Restate the entire listing word for word.

-------- Material

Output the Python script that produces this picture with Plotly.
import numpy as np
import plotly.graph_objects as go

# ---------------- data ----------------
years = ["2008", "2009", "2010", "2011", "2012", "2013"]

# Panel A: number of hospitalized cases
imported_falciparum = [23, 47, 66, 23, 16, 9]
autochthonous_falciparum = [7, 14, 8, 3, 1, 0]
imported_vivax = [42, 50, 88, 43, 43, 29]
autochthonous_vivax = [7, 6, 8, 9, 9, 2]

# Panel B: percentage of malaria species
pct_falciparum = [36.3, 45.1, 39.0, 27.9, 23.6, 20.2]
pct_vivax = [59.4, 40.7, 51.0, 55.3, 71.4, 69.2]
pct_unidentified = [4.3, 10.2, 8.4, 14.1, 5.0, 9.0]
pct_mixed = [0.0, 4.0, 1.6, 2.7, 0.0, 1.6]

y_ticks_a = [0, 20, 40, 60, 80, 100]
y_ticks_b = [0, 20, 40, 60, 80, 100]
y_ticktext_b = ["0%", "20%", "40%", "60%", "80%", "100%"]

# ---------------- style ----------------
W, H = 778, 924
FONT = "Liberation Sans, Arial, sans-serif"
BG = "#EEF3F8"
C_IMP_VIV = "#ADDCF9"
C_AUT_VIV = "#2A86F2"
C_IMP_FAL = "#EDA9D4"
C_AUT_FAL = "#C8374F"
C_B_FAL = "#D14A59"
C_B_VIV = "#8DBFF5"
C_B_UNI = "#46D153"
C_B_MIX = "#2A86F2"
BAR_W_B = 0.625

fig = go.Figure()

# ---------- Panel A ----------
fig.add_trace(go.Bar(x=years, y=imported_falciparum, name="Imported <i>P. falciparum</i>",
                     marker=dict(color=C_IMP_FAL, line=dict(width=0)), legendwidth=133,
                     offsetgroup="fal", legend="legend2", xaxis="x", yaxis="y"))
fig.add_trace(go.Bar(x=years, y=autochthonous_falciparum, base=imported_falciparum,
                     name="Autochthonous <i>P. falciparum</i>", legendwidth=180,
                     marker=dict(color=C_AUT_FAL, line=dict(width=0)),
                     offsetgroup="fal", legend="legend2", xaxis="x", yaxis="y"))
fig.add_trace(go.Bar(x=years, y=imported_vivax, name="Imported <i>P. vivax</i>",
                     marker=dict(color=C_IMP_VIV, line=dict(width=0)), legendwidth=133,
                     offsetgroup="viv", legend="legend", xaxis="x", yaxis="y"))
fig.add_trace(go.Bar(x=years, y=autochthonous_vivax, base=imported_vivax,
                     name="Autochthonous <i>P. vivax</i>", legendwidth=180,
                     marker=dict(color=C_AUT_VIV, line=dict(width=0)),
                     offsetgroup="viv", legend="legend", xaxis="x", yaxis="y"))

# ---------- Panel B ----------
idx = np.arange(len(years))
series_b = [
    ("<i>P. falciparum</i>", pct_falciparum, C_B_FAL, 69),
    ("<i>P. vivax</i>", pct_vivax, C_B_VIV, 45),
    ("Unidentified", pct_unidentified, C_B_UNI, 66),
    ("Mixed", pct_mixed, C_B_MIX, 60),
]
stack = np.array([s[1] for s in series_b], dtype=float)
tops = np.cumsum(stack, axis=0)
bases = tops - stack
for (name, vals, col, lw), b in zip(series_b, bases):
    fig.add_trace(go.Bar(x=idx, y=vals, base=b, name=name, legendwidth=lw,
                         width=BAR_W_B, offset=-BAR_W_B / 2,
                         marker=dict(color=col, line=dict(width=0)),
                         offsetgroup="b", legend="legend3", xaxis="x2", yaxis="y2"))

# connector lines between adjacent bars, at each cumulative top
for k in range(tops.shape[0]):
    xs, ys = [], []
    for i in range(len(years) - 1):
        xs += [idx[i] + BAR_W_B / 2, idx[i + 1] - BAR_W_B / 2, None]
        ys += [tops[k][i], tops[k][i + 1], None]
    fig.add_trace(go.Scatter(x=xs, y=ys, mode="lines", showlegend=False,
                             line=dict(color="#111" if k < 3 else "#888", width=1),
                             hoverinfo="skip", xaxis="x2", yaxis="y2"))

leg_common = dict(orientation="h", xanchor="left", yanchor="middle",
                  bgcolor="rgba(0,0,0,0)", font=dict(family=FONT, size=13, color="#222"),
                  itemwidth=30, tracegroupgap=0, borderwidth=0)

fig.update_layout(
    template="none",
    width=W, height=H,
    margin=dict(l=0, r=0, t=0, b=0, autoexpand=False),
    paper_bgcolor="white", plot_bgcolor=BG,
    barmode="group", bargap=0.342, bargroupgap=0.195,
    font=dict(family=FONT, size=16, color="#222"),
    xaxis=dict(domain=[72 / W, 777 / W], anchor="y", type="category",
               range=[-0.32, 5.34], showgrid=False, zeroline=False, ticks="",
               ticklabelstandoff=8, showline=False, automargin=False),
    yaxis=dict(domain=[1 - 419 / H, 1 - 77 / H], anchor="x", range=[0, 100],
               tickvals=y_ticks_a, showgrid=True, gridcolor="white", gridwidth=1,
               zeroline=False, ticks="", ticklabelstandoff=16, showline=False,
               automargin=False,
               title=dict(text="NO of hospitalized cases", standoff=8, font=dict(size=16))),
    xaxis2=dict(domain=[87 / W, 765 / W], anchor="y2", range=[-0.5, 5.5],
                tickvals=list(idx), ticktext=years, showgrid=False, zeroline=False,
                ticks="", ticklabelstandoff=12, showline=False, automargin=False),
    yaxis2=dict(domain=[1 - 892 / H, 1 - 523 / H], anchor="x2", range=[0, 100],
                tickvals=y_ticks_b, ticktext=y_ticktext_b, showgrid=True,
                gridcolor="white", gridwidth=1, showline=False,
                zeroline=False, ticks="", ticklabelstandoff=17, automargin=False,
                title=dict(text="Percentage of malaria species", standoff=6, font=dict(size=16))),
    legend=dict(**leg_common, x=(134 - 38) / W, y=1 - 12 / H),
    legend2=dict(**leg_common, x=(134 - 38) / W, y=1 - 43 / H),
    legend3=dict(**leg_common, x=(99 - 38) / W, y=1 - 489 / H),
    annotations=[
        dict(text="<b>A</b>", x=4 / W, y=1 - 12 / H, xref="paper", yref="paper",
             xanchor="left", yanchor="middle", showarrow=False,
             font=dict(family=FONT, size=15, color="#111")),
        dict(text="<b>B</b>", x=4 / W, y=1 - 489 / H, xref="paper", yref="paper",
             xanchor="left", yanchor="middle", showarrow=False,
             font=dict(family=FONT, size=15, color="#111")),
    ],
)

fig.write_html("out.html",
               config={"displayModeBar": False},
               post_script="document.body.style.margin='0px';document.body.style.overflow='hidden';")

----------------

- Written answer:
Output the Python script that produces this picture with Plotly.
import numpy as np
import plotly.graph_objects as go

# ---------------- data ----------------
years = ["2008", "2009", "2010", "2011", "2012", "2013"]

# Panel A: number of hospitalized cases
imported_falciparum = [23, 47, 66, 23, 16, 9]
autochthonous_falciparum = [7, 14, 8, 3, 1, 0]
imported_vivax = [42, 50, 88, 43, 43, 29]
autochthonous_vivax = [7, 6, 8, 9, 9, 2]

# Panel B: percentage of malaria species
pct_falciparum = [36.3, 45.1, 39.0, 27.9, 23.6, 20.2]
pct_vivax = [59.4, 40.7, 51.0, 55.3, 71.4, 69.2]
pct_unidentified = [4.3, 10.2, 8.4, 14.1, 5.0, 9.0]
pct_mixed = [0.0, 4.0, 1.6, 2.7, 0.0, 1.6]

y_ticks_a = [0, 20, 40, 60, 80, 100]
y_ticks_b = [0, 20, 40, 60, 80, 100]
y_ticktext_b = ["0%", "20%", "40%", "60%", "80%", "100%"]

# ---------------- style ----------------
W, H = 778, 924
FONT = "Liberation Sans, Arial, sans-serif"
BG = "#EEF3F8"
C_IMP_VIV = "#ADDCF9"
C_AUT_VIV = "#2A86F2"
C_IMP_FAL = "#EDA9D4"
C_AUT_FAL = "#C8374F"
C_B_FAL = "#D14A59"
C_B_VIV = "#8DBFF5"
C_B_UNI = "#46D153"
C_B_MIX = "#2A86F2"
BAR_W_B = 0.625

fig = go.Figure()

# ---------- Panel A ----------
fig.add_trace(go.Bar(x=years, y=imported_falciparum, name="Imported <i>P. falciparum</i>",
                     marker=dict(color=C_IMP_FAL, line=dict(width=0)), legendwidth=133,
                     offsetgroup="fal", legend="legend2", xaxis="x", yaxis="y"))
fig.add_trace(go.Bar(x=years, y=autochthonous_falciparum, base=imported_falciparum,
                     name="Autochthonous <i>P. falciparum</i>", legendwidth=180,
                     marker=dict(color=C_AUT_FAL, line=dict(width=0)),
                     offsetgroup="fal", legend="legend2", xaxis="x", yaxis="y"))
fig.add_trace(go.Bar(x=years, y=imported_vivax, name="Imported <i>P. vivax</i>",
                     marker=dict(color=C_IMP_VIV, line=dict(width=0)), legendwidth=133,
                     offsetgroup="viv", legend="legend", xaxis="x", yaxis="y"))
fig.add_trace(go.Bar(x=years, y=autochthonous_vivax, base=imported_vivax,
                     name="Autochthonous <i>P. vivax</i>", legendwidth=180,
                     marker=dict(color=C_AUT_VIV, line=dict(width=0)),
                     offsetgroup="viv", legend="legend", xaxis="x", yaxis="y"))

# ---------- Panel B ----------
idx = np.arange(len(years))
series_b = [
    ("<i>P. falciparum</i>", pct_falciparum, C_B_FAL, 69),
    ("<i>P. vivax</i>", pct_vivax, C_B_VIV, 45),
    ("Unidentified", pct_unidentified, C_B_UNI, 66),
    ("Mixed", pct_mixed, C_B_MIX, 60),
]
stack = np.array([s[1] for s in series_b], dtype=float)
tops = np.cumsum(stack, axis=0)
bases = tops - stack
for (name, vals, col, lw), b in zip(series_b, bases):
    fig.add_trace(go.Bar(x=idx, y=vals, base=b, name=name, legendwidth=lw,
                         width=BAR_W_B, offset=-BAR_W_B / 2,
                         marker=dict(color=col, line=dict(width=0)),
                         offsetgroup="b", legend="legend3", xaxis="x2", yaxis="y2"))

# connector lines between adjacent bars, at each cumulative top
for k in range(tops.shape[0]):
    xs, ys = [], []
    for i in range(len(years) - 1):
        xs += [idx[i] + BAR_W_B / 2, idx[i + 1] - BAR_W_B / 2, None]
        ys += [tops[k][i], tops[k][i + 1], None]
    fig.add_trace(go.Scatter(x=xs, y=ys, mode="lines", showlegend=False,
                             line=dict(color="#111" if k < 3 else "#888", width=1),
                             hoverinfo="skip", xaxis="x2", yaxis="y2"))

leg_common = dict(orientation="h", xanchor="left", yanchor="middle",
                  bgcolor="rgba(0,0,0,0)", font=dict(family=FONT, size=13, color="#222"),
                  itemwidth=30, tracegroupgap=0, borderwidth=0)

fig.update_layout(
    template="none",
    width=W, height=H,
    margin=dict(l=0, r=0, t=0, b=0, autoexpand=False),
    paper_bgcolor="white", plot_bgcolor=BG,
    barmode="group", bargap=0.342, bargroupgap=0.195,
    font=dict(family=FONT, size=16, color="#222"),
    xaxis=dict(domain=[72 / W, 777 / W], anchor="y", type="category",
               range=[-0.32, 5.34], showgrid=False, zeroline=False, ticks="",
               ticklabelstandoff=8, showline=False, automargin=False),
    yaxis=dict(domain=[1 - 419 / H, 1 - 77 / H], anchor="x", range=[0, 100],
               tickvals=y_ticks_a, showgrid=True, gridcolor="white", gridwidth=1,
               zeroline=False, ticks="", ticklabelstandoff=16, showline=False,
               automargin=False,
               title=dict(text="NO of hospitalized cases", standoff=8, font=dict(size=16))),
    xaxis2=dict(domain=[87 / W, 765 / W], anchor="y2", range=[-0.5, 5.5],
                tickvals=list(idx), ticktext=years, showgrid=False, zeroline=False,
                ticks="", ticklabelstandoff=12, showline=False, automargin=False),
    yaxis2=dict(domain=[1 - 892 / H, 1 - 523 / H], anchor="x2", range=[0, 100],
                tickvals=y_ticks_b, ticktext=y_ticktext_b, showgrid=True,
                gridcolor="white", gridwidth=1, showline=False,
                zeroline=False, ticks="", ticklabelstandoff=17, automargin=False,
                title=dict(text="Percentage of malaria species", standoff=6, font=dict(size=16))),
    legend=dict(**leg_common, x=(134 - 38) / W, y=1 - 12 / H),
    legend2=dict(**leg_common, x=(134 - 38) / W, y=1 - 43 / H),
    legend3=dict(**leg_common, x=(99 - 38) / W, y=1 - 489 / H),
    annotations=[
        dict(text="<b>A</b>", x=4 / W, y=1 - 12 / H, xref="paper", yref="paper",
             xanchor="left", yanchor="middle", showarrow=False,
             font=dict(family=FONT, size=15, color="#111")),
        dict(text="<b>B</b>", x=4 / W, y=1 - 489 / H, xref="paper", yref="paper",
             xanchor="left", yanchor="middle", showarrow=False,
             font=dict(family=FONT, size=15, color="#111")),
    ],
)

fig.write_html("out.html",
               config={"displayModeBar": False},
               post_script="document.body.style.margin='0px';document.body.style.overflow='hidden';")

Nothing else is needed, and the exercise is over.